Stated goal = Exactly retype the lines from the top of the data through the line containing "import plotly.graph_objects as go", leaving out every picture.

• • • •

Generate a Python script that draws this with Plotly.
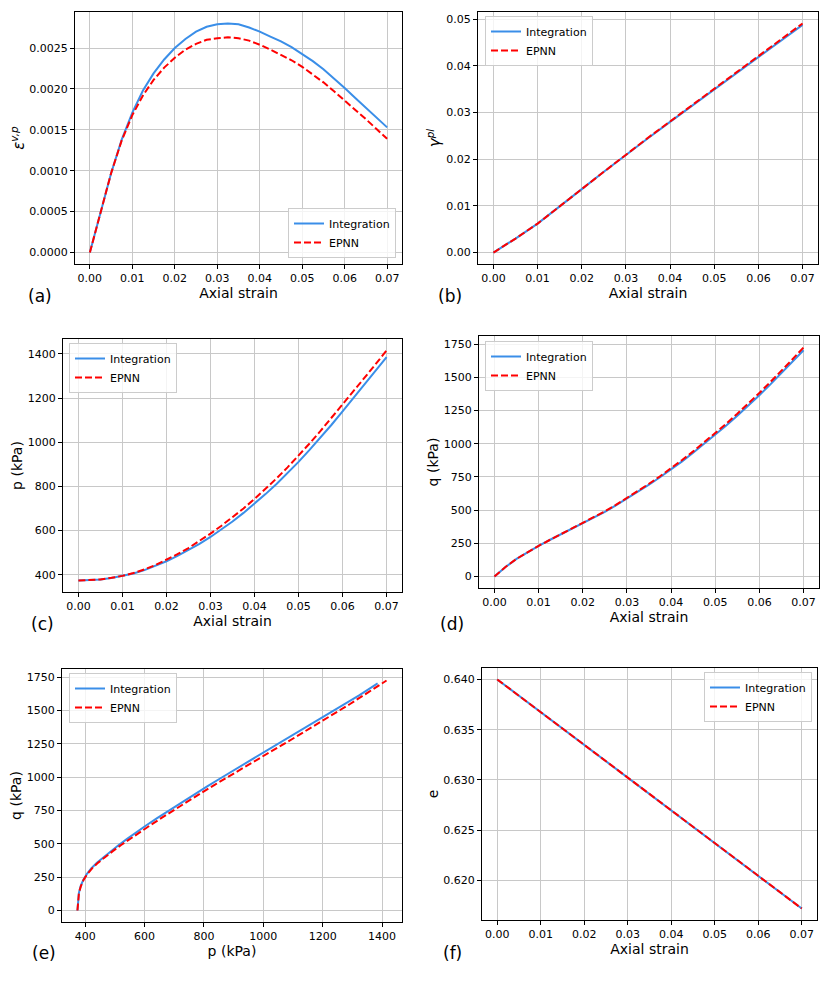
import plotly.graph_objects as go

# ---------------- data ----------------
strain_fine = [0.0, 0.0025, 0.005, 0.0075, 0.01, 0.0125, 0.015, 0.0175, 0.02, 0.0225,
               0.025, 0.0275, 0.03, 0.0325, 0.035, 0.0375, 0.04, 0.0425, 0.045, 0.0475,
               0.05, 0.0525, 0.055, 0.0575, 0.06, 0.0625, 0.065, 0.0675, 0.07]
evp_int = [0.0, 0.00050, 0.00097, 0.00138, 0.00171, 0.00198, 0.00219, 0.00236, 0.00250, 0.00261,
           0.00270, 0.00276, 0.00279, 0.00280, 0.00279, 0.00275, 0.00270, 0.00264, 0.00258, 0.00251,
           0.00243, 0.00234, 0.00224, 0.00213, 0.00201, 0.00189, 0.00177, 0.00165, 0.00153]
evp_nn = [0.0, 0.00050, 0.00097, 0.00137, 0.00168, 0.00192, 0.00211, 0.00226, 0.00238, 0.00248,
          0.00255, 0.00260, 0.00262, 0.00263, 0.00262, 0.00259, 0.00254, 0.00248, 0.00242, 0.00235,
          0.00227, 0.00218, 0.00208, 0.00197, 0.00186, 0.00175, 0.00163, 0.00151, 0.00139]
p_int = [374, 375.5, 379, 385, 394, 406, 421, 439.5, 461, 485, 511, 540, 571, 605, 641, 680, 721,
         765, 811, 860, 911, 965, 1021, 1079, 1139, 1200, 1263, 1324, 1385]
p_nn = [374, 375.5, 379, 386, 395, 408, 424, 444, 467, 493, 521, 552, 586, 622, 660, 700, 743,
        788, 836, 886, 939, 994, 1051, 1110, 1170, 1231, 1292, 1353, 1415]
q_int = [0, 72, 133, 185, 231, 275, 317, 358, 399, 442, 487, 535, 585, 637, 691, 747, 806,
         867, 931, 997, 1065, 1136, 1210, 1286, 1365, 1446, 1529, 1615, 1703]
q_nn = [0, 72, 133, 185, 231, 275, 318, 359, 401, 445, 491, 539, 590, 643, 698, 755, 815,
        877, 942, 1009, 1078, 1150, 1225, 1302, 1382, 1464, 1548, 1635, 1724]

strain = [0.0, 0.005, 0.01, 0.015, 0.02, 0.025, 0.03, 0.035, 0.04, 0.045, 0.05, 0.055, 0.06, 0.065, 0.07]
gpl_int = [0.0, 0.0030, 0.0062, 0.0098, 0.0136, 0.0173, 0.0210, 0.0245, 0.0280, 0.0315, 0.0350, 0.0385, 0.0420, 0.0455, 0.0488]
gpl_nn = [0.0, 0.0030, 0.0062, 0.0098, 0.0136, 0.0173, 0.0210, 0.0246, 0.0281, 0.0316, 0.0352, 0.0387, 0.0422, 0.0457, 0.0491]
e_int = [0.64000, 0.63837, 0.63674, 0.63511, 0.63349, 0.63186, 0.63023, 0.62860,
         0.62697, 0.62534, 0.62371, 0.62209, 0.62046, 0.61883, 0.61720]
e_nn = [0.64000, 0.63837, 0.63674, 0.63511, 0.63349, 0.63186, 0.63023, 0.62860,
        0.62697, 0.62534, 0.62371, 0.62209, 0.62046, 0.61883, 0.61720]

strain_ticks = [0.0, 0.01, 0.02, 0.03, 0.04, 0.05, 0.06, 0.07]
evp_ticks = [0.0, 0.0005, 0.001, 0.0015, 0.002, 0.0025]
gpl_ticks = [0.0, 0.01, 0.02, 0.03, 0.04, 0.05]
p_ticks = [400, 600, 800, 1000, 1200, 1400]
q_ticks = [0, 250, 500, 750, 1000, 1250, 1500, 1750]
e_ticks = [0.620, 0.625, 0.630, 0.635, 0.640]

# page body adds an 8px offset; the figure is sized to fill the rest of the window
OFF = 8
W, H = 830 - OFF, 988 - OFF
BLUE = "#3a8ee8"
RED = "#ff0000"
FONT = "DejaVu Sans"


def rng(*arrs):
    lo = min(min(a) for a in arrs)
    hi = max(max(a) for a in arrs)
    pad = (hi - lo) * 0.05
    return [lo - pad, hi + pad]


def fx(px):
    return (px - OFF) / W


def fy(py):
    return 1 - (py - OFF) / H


panels = [
    dict(xi=strain_fine, xn=strain_fine, yi=evp_int, yn=evp_nn, xd=(75, 402), yd=(12, 264),
         xt=strain_ticks, xf=".2f", yt=evp_ticks, yf=".4f", xtitle="Axial strain",
         ytitle="<i>ε</i><sup><i>v,p</i></sup>", ysz=15, leg=(396, 258, "right", "bottom")),
    dict(xi=strain, xn=strain, yi=gpl_int, yn=gpl_nn, xd=(478, 818), yd=(12, 264),
         xt=strain_ticks, xf=".2f", yt=gpl_ticks, yf=".2f", xtitle="Axial strain",
         ytitle="<i>γ</i><sup><i>pl</i></sup>", ysz=15, leg=(485, 16, "left", "top")),
    dict(xi=strain_fine, xn=strain_fine, yi=p_int, yn=p_nn, xd=(63, 402), yd=(339, 592),
         xt=strain_ticks, xf=".2f", yt=p_ticks, yf="d", xtitle="Axial strain",
         ytitle="p (kPa)", ysz=14, leg=(69, 343, "left", "top")),
    dict(xi=strain_fine, xn=strain_fine, yi=q_int, yn=q_nn, xd=(479, 819), yd=(336, 588),
         xt=strain_ticks, xf=".2f", yt=q_ticks, yf="d", xtitle="Axial strain",
         ytitle="q (kPa)", ysz=14, leg=(485, 341, "left", "top")),
    dict(xi=p_int, xn=p_nn, yi=q_int, yn=q_nn, xd=(62, 402), yd=(669, 922),
         xt=p_ticks, xf="d", yt=q_ticks, yf="d", xtitle="p (kPa)",
         ytitle="q (kPa)", ysz=14, leg=(69, 673, "left", "top")),
    dict(xi=strain, xn=strain, yi=e_int, yn=e_nn, xd=(482, 817), yd=(668, 920),
         xt=strain_ticks, xf=".2f", yt=e_ticks, yf=".3f", xtitle="Axial strain",
         ytitle="e", ysz=14, leg=(812, 672, "right", "top")),
]

labels = [("(a)", 40, 296), ("(b)", 450, 296), ("(c)", 42, 624), ("(d)", 452, 624),
          ("(e)", 44, 953), ("(f)", 452, 953)]

fig = go.Figure()
layout = dict(width=W, height=H, margin=dict(l=0, r=0, t=0, b=0),
              paper_bgcolor="white", plot_bgcolor="white",
              font=dict(family=FONT, size=11, color="black"), annotations=[])

for i, pn in enumerate(panels):
    n = i + 1
    sfx = "" if n == 1 else str(n)
    xa, ya = "x" + sfx, "y" + sfx
    lg = "legend" + sfx
    fig.add_trace(go.Scatter(x=pn["xi"], y=pn["yi"], mode="lines", name="Integration",
                             line=dict(color=BLUE, width=2),
                             xaxis=xa, yaxis=ya, legend=lg, showlegend=True))
    fig.add_trace(go.Scatter(x=pn["xn"], y=pn["yn"], mode="lines", name="EPNN",
                             line=dict(color=RED, width=2, dash="7px,3px"),
                             xaxis=xa, yaxis=ya, legend=lg, showlegend=True))
    common = dict(showline=True, linecolor="black", linewidth=1.2, mirror=True,
                  ticks="outside", ticklen=4, tickwidth=1, tickcolor="black",
                  showgrid=True, gridcolor="#c8c8c8", gridwidth=1, zeroline=False,
                  tickfont=dict(family=FONT, size=11, color="black"))
    layout["xaxis" + sfx] = dict(common, domain=[fx(pn["xd"][0]), fx(pn["xd"][1])], anchor=ya,
                                 range=rng(pn["xi"], pn["xn"]), tickmode="array",
                                 tickvals=pn["xt"], tickformat=pn["xf"],
                                 title=dict(text=pn["xtitle"], font=dict(family=FONT, size=14), standoff=0))
    layout["yaxis" + sfx] = dict(common, domain=[fy(pn["yd"][1]), fy(pn["yd"][0])], anchor=xa,
                                 range=rng(pn["yi"], pn["yn"]), tickmode="array",
                                 tickvals=pn["yt"], tickformat=pn["yf"],
                                 title=dict(text=pn["ytitle"], font=dict(family=FONT, size=pn["ysz"]), standoff=1))
    lx, ly, xanc, yanc = pn["leg"]
    layout[lg] = dict(x=fx(lx), y=fy(ly), xanchor=xanc, yanchor=yanc,
                      bgcolor="rgba(255,255,255,0.8)", bordercolor="#cccccc", borderwidth=1,
                      font=dict(family=FONT, size=11, color="black"), tracegroupgap=0,
                      itemwidth=30)

for txt, x, y in labels:
    layout["annotations"].append(dict(text=txt, x=fx(x), y=fy(y), xref="paper", yref="paper",
                                      showarrow=False, xanchor="center", yanchor="middle",
                                      font=dict(family=FONT, size=17, color="black")))

fig.update_layout(**layout)
fig.write_html("out.html")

• • • •

Finished exercise =
Generate a Python script that draws this with Plotly.
import plotly.graph_objects as go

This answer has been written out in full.